Его отец был художником-конструктором. И мама была вовсе не Фурцевой, а секретаршей одного из видных кремлевских начальников. Впрочем, в советские времена попасть в Кремль было не столь сложно, как кажется.
— С одной стороны, это была замкнутая структура, — говорит Сева о кремлевских служащих эпохи позднего, так сказать, тоталитаризма. — Но обслуживающий персонал туда набирали простой — обычных девчонок из подмосковных деревень, без всяких образований. И, грубо говоря, «осчастливливали» их такой работой. Они и селились «кустами» — по несколько домов в разных уголках Москвы. На работу, прямо к Спасской башне, их доставляли на автобусе. На Васильевском спуске у Кремля автобус останавливался. И вечером развозили.
Я нисколько не удивился, услышав эту историю: мой прадед по материнской линии, из захолустной деревни Казинка Рязанской области, работал на даче у Сталина. Садовником.
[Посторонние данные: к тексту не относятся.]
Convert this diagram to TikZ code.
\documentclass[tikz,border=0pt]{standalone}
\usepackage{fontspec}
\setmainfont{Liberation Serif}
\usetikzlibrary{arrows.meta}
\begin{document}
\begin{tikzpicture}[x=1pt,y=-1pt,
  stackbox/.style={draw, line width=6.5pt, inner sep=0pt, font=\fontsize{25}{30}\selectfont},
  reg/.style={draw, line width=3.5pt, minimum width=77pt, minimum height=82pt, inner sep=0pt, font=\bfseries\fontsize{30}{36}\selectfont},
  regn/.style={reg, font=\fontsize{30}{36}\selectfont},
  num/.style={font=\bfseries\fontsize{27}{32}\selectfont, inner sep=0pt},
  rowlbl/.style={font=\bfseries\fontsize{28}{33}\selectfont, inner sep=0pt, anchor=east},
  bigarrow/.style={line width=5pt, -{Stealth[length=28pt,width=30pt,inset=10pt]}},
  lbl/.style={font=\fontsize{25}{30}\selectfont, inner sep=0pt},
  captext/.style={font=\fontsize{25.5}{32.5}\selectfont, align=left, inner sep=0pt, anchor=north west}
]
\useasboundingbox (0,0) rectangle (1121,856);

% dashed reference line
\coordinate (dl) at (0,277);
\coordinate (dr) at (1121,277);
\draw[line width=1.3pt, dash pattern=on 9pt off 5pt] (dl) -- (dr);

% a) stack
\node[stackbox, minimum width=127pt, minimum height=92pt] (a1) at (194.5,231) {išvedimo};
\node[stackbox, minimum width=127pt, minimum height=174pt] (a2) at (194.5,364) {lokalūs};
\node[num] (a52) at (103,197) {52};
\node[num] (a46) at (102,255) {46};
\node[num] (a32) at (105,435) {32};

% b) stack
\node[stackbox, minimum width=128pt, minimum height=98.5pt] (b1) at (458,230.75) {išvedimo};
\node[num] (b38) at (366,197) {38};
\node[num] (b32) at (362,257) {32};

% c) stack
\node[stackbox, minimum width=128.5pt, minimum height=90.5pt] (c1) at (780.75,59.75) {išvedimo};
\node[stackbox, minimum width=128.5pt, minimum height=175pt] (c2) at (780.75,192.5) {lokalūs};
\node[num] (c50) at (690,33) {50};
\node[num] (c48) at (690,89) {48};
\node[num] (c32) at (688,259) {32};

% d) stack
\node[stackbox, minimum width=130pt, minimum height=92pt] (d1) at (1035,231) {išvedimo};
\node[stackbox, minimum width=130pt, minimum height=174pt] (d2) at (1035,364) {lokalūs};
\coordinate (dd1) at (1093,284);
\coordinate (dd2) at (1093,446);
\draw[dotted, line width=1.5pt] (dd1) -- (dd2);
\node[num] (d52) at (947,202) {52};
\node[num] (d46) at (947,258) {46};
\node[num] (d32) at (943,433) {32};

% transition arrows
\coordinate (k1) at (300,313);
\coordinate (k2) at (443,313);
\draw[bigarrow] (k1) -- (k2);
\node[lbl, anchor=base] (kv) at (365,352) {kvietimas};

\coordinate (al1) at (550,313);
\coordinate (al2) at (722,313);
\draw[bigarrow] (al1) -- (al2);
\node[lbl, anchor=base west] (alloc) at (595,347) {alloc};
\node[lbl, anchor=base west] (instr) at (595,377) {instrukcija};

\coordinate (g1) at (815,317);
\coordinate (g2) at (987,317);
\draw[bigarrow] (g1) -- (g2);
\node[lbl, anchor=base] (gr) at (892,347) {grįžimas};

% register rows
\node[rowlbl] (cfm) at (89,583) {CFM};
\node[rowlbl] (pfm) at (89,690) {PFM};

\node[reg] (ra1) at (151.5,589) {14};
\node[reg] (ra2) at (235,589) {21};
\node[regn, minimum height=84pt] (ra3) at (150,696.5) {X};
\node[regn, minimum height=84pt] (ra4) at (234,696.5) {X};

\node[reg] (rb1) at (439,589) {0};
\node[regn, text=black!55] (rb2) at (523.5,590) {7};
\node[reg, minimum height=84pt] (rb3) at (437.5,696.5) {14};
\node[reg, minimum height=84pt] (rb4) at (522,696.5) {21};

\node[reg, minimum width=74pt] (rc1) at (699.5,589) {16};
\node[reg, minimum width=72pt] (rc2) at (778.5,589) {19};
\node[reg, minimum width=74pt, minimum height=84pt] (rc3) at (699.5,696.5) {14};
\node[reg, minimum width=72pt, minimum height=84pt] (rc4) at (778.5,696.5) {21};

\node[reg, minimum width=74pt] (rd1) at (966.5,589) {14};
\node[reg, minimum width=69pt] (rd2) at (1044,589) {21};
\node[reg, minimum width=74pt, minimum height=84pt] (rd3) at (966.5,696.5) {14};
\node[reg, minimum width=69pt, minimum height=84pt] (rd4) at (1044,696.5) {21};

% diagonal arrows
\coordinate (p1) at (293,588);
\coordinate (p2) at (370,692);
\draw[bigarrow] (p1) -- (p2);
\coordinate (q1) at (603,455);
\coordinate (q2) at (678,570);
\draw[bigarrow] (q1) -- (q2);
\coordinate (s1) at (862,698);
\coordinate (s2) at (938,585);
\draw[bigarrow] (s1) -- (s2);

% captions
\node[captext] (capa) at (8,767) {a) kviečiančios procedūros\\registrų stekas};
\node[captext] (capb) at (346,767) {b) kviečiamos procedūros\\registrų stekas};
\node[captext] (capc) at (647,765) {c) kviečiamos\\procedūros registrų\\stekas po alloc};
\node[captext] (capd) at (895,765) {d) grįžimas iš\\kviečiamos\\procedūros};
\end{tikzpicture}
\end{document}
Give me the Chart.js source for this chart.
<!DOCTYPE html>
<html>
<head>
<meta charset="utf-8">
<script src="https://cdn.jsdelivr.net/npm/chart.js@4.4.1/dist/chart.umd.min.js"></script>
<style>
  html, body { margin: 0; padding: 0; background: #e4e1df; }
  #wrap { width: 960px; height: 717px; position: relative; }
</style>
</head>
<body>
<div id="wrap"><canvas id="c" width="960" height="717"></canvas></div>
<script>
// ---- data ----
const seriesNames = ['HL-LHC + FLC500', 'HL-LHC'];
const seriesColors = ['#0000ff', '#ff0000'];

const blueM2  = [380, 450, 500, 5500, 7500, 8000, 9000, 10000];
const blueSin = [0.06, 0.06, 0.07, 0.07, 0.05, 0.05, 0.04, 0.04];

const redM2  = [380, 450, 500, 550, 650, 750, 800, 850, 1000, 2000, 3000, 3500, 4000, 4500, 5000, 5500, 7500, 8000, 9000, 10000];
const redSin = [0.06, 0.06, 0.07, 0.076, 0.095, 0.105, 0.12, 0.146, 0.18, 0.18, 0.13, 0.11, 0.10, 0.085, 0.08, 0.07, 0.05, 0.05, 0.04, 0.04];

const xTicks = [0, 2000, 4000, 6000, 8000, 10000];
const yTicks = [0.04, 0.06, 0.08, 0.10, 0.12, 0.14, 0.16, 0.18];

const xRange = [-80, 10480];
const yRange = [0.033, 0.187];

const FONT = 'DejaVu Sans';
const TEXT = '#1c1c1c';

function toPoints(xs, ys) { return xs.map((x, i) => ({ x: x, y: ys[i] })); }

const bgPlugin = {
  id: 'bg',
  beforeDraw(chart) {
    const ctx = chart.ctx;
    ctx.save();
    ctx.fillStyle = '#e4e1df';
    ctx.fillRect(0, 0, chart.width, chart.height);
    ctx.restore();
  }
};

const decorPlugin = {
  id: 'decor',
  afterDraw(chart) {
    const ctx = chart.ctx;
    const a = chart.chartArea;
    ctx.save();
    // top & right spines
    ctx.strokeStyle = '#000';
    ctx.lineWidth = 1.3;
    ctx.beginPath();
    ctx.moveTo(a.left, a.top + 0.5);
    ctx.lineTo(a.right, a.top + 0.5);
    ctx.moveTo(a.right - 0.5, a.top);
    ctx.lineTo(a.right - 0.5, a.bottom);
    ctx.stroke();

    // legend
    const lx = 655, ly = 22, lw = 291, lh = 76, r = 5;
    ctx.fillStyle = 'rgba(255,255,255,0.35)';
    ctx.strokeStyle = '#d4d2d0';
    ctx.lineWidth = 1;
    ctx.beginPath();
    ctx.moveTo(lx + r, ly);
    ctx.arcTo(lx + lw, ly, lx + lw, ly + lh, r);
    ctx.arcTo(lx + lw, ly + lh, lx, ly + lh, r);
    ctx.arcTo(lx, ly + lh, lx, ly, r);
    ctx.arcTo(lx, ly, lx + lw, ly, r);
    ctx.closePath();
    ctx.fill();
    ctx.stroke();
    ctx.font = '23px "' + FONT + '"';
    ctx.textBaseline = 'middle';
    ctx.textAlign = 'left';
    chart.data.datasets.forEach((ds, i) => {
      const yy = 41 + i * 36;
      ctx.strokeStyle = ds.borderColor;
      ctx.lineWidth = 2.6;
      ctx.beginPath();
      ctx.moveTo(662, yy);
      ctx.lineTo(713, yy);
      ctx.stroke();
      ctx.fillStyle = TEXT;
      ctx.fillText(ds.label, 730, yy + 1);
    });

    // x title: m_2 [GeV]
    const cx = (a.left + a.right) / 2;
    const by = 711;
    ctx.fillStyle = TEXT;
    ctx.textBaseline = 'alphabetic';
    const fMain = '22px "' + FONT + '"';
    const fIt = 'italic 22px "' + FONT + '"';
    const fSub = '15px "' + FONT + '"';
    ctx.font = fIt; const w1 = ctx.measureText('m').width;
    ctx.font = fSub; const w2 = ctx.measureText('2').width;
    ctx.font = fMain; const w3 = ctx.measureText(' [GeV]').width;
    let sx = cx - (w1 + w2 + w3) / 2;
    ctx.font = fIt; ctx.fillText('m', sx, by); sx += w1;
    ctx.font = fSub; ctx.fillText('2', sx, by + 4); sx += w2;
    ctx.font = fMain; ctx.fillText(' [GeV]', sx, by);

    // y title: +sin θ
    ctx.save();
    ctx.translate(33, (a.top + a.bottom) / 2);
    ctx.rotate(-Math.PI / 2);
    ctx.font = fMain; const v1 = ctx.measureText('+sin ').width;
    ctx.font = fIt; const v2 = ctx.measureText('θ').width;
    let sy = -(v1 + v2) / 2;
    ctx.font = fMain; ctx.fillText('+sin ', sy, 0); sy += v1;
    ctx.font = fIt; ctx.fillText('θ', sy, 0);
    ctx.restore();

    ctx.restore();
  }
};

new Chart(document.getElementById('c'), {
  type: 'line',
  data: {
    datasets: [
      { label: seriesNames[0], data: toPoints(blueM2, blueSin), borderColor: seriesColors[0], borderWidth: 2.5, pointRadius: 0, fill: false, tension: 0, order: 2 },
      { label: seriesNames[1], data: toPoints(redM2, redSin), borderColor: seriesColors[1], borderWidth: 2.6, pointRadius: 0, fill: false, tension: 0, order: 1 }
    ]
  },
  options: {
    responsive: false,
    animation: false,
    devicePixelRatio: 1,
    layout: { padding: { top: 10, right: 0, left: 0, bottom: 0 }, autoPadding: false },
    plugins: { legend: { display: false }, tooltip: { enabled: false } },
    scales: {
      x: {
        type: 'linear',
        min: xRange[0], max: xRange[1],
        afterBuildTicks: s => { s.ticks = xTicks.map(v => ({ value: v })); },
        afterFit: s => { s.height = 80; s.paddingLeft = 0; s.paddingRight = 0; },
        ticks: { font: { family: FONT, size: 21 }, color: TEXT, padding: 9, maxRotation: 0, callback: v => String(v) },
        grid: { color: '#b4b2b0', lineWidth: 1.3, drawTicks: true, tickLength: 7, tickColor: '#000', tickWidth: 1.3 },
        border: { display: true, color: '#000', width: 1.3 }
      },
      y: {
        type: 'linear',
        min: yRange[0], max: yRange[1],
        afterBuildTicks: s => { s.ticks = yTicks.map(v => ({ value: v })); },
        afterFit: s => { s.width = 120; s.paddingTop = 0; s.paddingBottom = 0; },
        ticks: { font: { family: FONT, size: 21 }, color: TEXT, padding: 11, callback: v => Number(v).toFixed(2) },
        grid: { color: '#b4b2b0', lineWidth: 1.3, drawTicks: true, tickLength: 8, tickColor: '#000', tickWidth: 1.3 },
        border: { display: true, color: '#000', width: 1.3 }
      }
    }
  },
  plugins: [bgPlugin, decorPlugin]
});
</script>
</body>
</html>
Правда, генсека видел он только издалека, зато с Ворошиловым встречался часто. Отработал и вернулся в свой сельский дом как ни в чем не бывало.
Мать Севы попала в Кремль в 1951-м.
Во время войны она, заметим, была в оккупации, «под немцем». Мало того, ее отец, дед поэта Емелина, был расстрелян в 1937-м как «враг народа». Что вовсе не помешало маме Севы обосноваться за кремлевскими стенами и перестукивать там на печатной машинке важные документы.
Попробуйте расскажите эту историю какому-нибудь иностранцу — не поверят ведь. Скажут, что врем.
Рассказывала мать о своей работе крайне редко: видимо, и не должна была, согласно неким циркулярам. Но несколько историй за целую материнскую жизнь Сева все-таки услышал.
Видела она Сталина, например. Шла по коридору Кремля, навстречу вождь народов. Впереди вождя автоматчики, которые разгоняли всех подвернувшихся. Будущую маму Севы Емелина втолкнули в ближайшую комнату, оказавшуюся мужским туалетом. Там она, в компании автоматчика и пары других напуганных девушек, переждала, пока Иосиф Виссарионович проследует. В туалет он не заглянул.
А потом мама видела и Хрущева, и Брежнева, и всех иных. Эти попроще были, без автоматчиков по коридорам передвигались.
— Косыгина она очень любила, — рассказывает Емелин. — Вспоминала: вот он бредет по кремлевскому саду, задумчиво рвет с яблони зеленое яблоко, откусывает и не бросает, а кладет в карман пиджака… С ней здоровались (я не думаю, что она выдумала это — мама никогда не была склонна к хвастовству) — и Косыгин тот же, и Микоян, и иные, — по имени называли ее.
Мать Емелина работала у человека по фамилии Мельников, он курировал четыре оборонных министерства.